Iraqi demographics place a natural limit on ISIS's advance. Even high-end estimates of ISIS's strength — 50,000 troops — make it much smaller than the Iraqi army or Kurdish peshmerga. It'd be impossible for ISIS to take and hold majority Shia areas, where they'd be totally unable to build popular support. The Islamic State's borders in Iraq are limited to northern and western, Arab-majority, Sunni-majority Iraq.
That's a damning problem for ISIS. All of the major oil wells, which provide 95 percent of Iraq's GDP, are in southern Iraq or Kurdish-held territory in the northeast. ISIS can't advance on the Shia south, and a joint US-Kurdish campaign is reversing its gains in Kurdistan. ISIS has huge financial reserves for a militant group — maybe up to $1 billion dollars.
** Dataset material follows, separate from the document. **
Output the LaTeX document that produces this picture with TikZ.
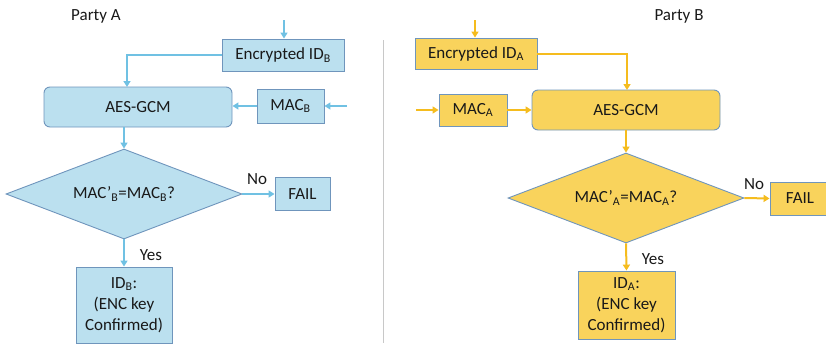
\documentclass[tikz,border=0pt]{standalone}
\usepackage{fontspec}
\setmainfont{Carlito}
\usetikzlibrary{arrows.meta,shapes.geometric}
\definecolor{bluefill}{HTML}{BBE0EF}
\definecolor{blueline}{HTML}{70C1E3}
\definecolor{boxedge}{HTML}{6F95BC}
\definecolor{goldfill}{HTML}{F9D35C}
\definecolor{goldline}{HTML}{F5BC1E}
\definecolor{divider}{HTML}{C8C8C8}
\begin{document}
\begin{tikzpicture}[x=1pt,y=-1pt,
  every node/.style={font=\fontsize{17}{21}\selectfont, text=black!90, inner sep=0pt},
  boxA/.style={draw=boxedge, line width=0.9pt, fill=bluefill, align=center},
  boxB/.style={draw=boxedge, line width=0.9pt, fill=goldfill, align=center},
  rbox/.style={rounded corners=6pt},
  decision/.style={diamond, aspect=2.6},
  flowA/.style={draw=blueline, line width=2pt, -{Triangle[length=6pt,width=7pt]}},
  flowB/.style={draw=goldline, line width=2pt, -{Triangle[length=6pt,width=7pt]}},
  linkA/.style={draw=blueline, line width=2pt},
  linkB/.style={draw=goldline, line width=2pt},
  lbl/.style={}]
\useasboundingbox (0,0) rectangle (826,343);
\clip (0,0) rectangle (826,343);

% divider between the two parties
\draw[divider, line width=1pt] (383,40) -- (383,343);

% ---------- Party A ----------
\node[lbl] (titleA) at (96,16) {Party A};
\node[boxA, minimum width=122, minimum height=32] (encB) at (283,55) {Encrypted ID\textsubscript{B}};
\node[boxA, rbox, minimum width=188, minimum height=40] (aesB) at (138,107) {AES-GCM};
\node[boxA, minimum width=67, minimum height=34] (macB) at (290.5,106) {MAC\textsubscript{B}};
\node[boxA, decision, minimum width=236, minimum height=90] (decB) at (124,194) {MAC’\textsubscript{B}=MAC\textsubscript{B}?};
\node[boxA, minimum width=55, minimum height=33] (failB) at (302.5,194) {FAIL};
\node[boxA, minimum width=96, minimum height=76] (idB) at (124,305) {ID\textsubscript{B}:\\(ENC key\\Confirmed)};
\coordinate (inB) at (284,20);
\coordinate (inMacB) at (347,106);

\draw[flowA] (inB) -- (inB |- encB.north);
\draw[linkA] (encB.west) -| (127,80);
\draw[flowA] (127,78) -- (127,87);
\draw[flowA] (inMacB) -- (macB.east);
\draw[flowA] (macB.west) -- (macB.west -| aesB.east);
\draw[flowA] (aesB.south -| decB.north) -- (decB.north);
\draw[flowA] (decB.east) -- (failB.west);
\draw[flowA] (decB.south) -- (idB.north);
\node[lbl] (noB) at (257,179) {No};
\node[lbl] (yesB) at (151,255) {Yes};

% ---------- Party B ----------
\node[lbl] (titleB) at (679,16) {Party B};
\node[boxB, minimum width=122, minimum height=31] (encA) at (476,53.5) {Encrypted ID\textsubscript{A}};
\node[boxB, rbox, minimum width=188, minimum height=40] (aesA) at (626,110) {AES-GCM};
\node[boxB, minimum width=68, minimum height=32] (macA) at (473,110) {MAC\textsubscript{A}};
\node[boxB, decision, minimum width=236, minimum height=90] (decA) at (626,198) {MAC’\textsubscript{A}=MAC\textsubscript{A}?};
\node[boxB, minimum width=60, minimum height=33] (failA) at (800,198.5) {FAIL};
\node[boxB, minimum width=97, minimum height=68] (idA) at (626.5,305) {ID\textsubscript{A}:\\(ENC key\\Confirmed)};
\coordinate (inA) at (475,20);
\coordinate (inMacA) at (416,110);

\draw[flowB] (inA) -- (inA |- encA.north);
\draw[linkB] (encA.east) -| (627,80);
\draw[flowB] (627,78) -- (627,90);
\draw[flowB] (inMacA) -- (macA.west);
\draw[flowB] (macA.east) -- (aesA.west);
\draw[flowB] (aesA.south -| decA.north) -- (decA.north);
\draw[flowB] (decA.east) -- (failA.west);
\draw[flowB] (decA.south) -- (idA.north);
\node[lbl] (noA) at (754,184) {No};
\node[lbl] (yesA) at (653,259) {Yes};
\end{tikzpicture}
\end{document}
But that's a relatively small amount for a government, and any attempt to actually govern northwestern Iraq in the long run would lead to economic disaster.
A guard at a Kurdish oil refinery. Safin Hamed/AFP/Getty Images
A guard at a Kurdish oil facility. Safin Hamed/AFP/Getty Images
"It'd be a permanent downward economic spiral — like Gaza, basically," Kirk Sowell, a risk analyst and Iraq expert, says. An ISIS mini-state is just not sustainable.
When you pair the inevitable economic crisis in ISIS-held Iraq with ISIS's brutal legal system, it seems like Sunnis will eventually tire of the group. That discontent may not be enough on its own to end the group's rule, especially if it still believes the Iraqi central government would be worse for them. But it creates an opening for Iraqi Prime Minister-delegate Haider al-Abadi to reach out to disaffected Sunnis. He might be able to make allies among Sunni tribal militias.
Meanwhile, ISIS may alienate some its core Iraqi allies: militias who support a Saddam-style Sunni dictatorship. They're generally secular and no fans of ISIS's vision of Islamic law, and are only allied with it to fight the government. If ISIS's Sunni allies turn against it, and the government does a better job making its rule look attractive, ISIS may lose the Sunni population — and most of its gains in northern Iraq. Again, that's not inevitable, and will require some tough political changes in Baghdad, but the point is that ISIS is far from invincible.
ISIS's hold in Syria, though, would be much, much harder to dislodge. It's hard to imagine either Assad or moderate anti-Assad rebels mounting an effective military campaign against ISIS in the near term. But rolling back ISIS in Iraq, and containing it to Syria, would be a major victory, though an incomplete one as it would leave ISIS with a chunk of Syria. Still, this would limit the group's reach in the Middle East and blunt its global appeal. And when Syria's civil war finally does end, whenever that happens, eliminating ISIS will be the winning side's first priority.